**Work to be completed:** Using the listing beneath this task, count the lines with the word "that" and write only the result.

**Dataset excerpts:**
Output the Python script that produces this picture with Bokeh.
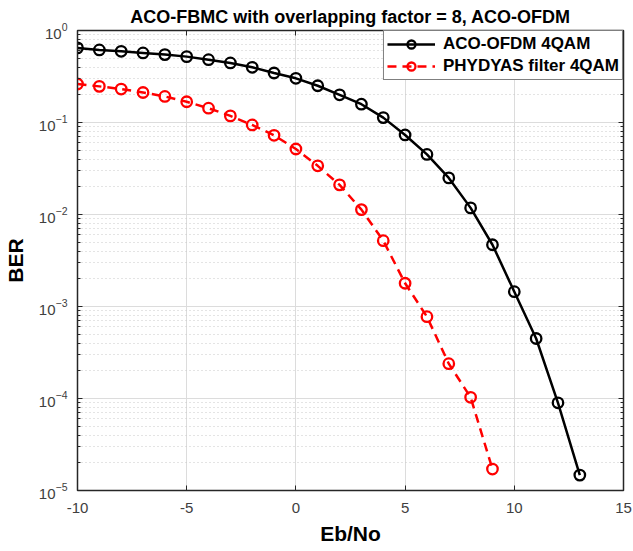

---

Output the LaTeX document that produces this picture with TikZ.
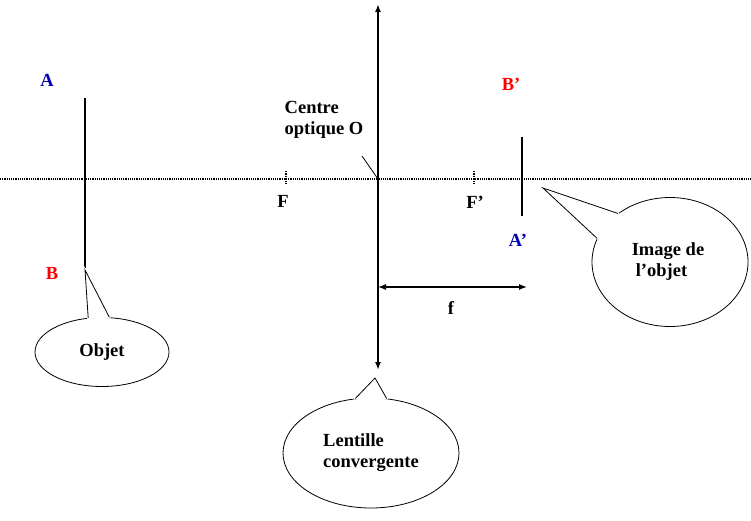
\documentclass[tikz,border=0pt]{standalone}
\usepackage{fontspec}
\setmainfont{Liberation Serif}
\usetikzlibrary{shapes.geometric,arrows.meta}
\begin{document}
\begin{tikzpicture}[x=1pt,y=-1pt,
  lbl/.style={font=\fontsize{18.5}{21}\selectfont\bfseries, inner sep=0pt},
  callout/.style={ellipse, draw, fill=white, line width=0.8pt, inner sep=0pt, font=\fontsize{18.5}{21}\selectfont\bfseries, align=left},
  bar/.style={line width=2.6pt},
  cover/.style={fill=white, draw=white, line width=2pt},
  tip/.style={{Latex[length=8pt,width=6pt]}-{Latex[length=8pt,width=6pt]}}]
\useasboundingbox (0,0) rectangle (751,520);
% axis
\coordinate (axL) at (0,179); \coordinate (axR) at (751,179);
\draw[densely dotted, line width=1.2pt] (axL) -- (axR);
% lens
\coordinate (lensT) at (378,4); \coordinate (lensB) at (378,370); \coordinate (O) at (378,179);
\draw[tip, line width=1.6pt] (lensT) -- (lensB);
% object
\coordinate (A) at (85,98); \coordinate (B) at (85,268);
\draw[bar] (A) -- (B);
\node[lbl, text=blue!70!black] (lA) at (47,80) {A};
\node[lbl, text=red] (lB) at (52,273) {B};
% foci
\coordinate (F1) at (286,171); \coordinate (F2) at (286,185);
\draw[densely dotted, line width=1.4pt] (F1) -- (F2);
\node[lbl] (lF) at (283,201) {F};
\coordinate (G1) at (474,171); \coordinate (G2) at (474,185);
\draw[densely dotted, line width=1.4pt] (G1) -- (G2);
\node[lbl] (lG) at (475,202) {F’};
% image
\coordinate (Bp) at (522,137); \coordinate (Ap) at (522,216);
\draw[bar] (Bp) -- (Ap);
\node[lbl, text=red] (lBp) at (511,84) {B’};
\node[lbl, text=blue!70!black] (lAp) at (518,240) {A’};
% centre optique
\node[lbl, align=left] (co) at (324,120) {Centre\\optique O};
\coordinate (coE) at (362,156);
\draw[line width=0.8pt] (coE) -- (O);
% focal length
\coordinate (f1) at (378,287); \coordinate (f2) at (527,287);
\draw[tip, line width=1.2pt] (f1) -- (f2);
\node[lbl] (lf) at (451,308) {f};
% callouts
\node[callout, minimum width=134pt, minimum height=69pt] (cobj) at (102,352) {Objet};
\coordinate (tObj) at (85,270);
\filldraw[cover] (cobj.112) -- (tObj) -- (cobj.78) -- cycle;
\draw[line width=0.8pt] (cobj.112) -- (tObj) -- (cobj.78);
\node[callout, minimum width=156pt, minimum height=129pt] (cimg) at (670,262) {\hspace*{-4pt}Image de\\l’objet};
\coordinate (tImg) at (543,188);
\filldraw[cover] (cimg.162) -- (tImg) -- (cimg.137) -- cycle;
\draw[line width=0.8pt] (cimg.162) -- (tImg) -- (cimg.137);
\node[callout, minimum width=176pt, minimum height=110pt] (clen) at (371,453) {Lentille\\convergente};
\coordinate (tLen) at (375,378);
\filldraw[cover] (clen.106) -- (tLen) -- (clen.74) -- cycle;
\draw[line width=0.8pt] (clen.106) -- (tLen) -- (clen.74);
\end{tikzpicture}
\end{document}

**Response to this exercise:** 2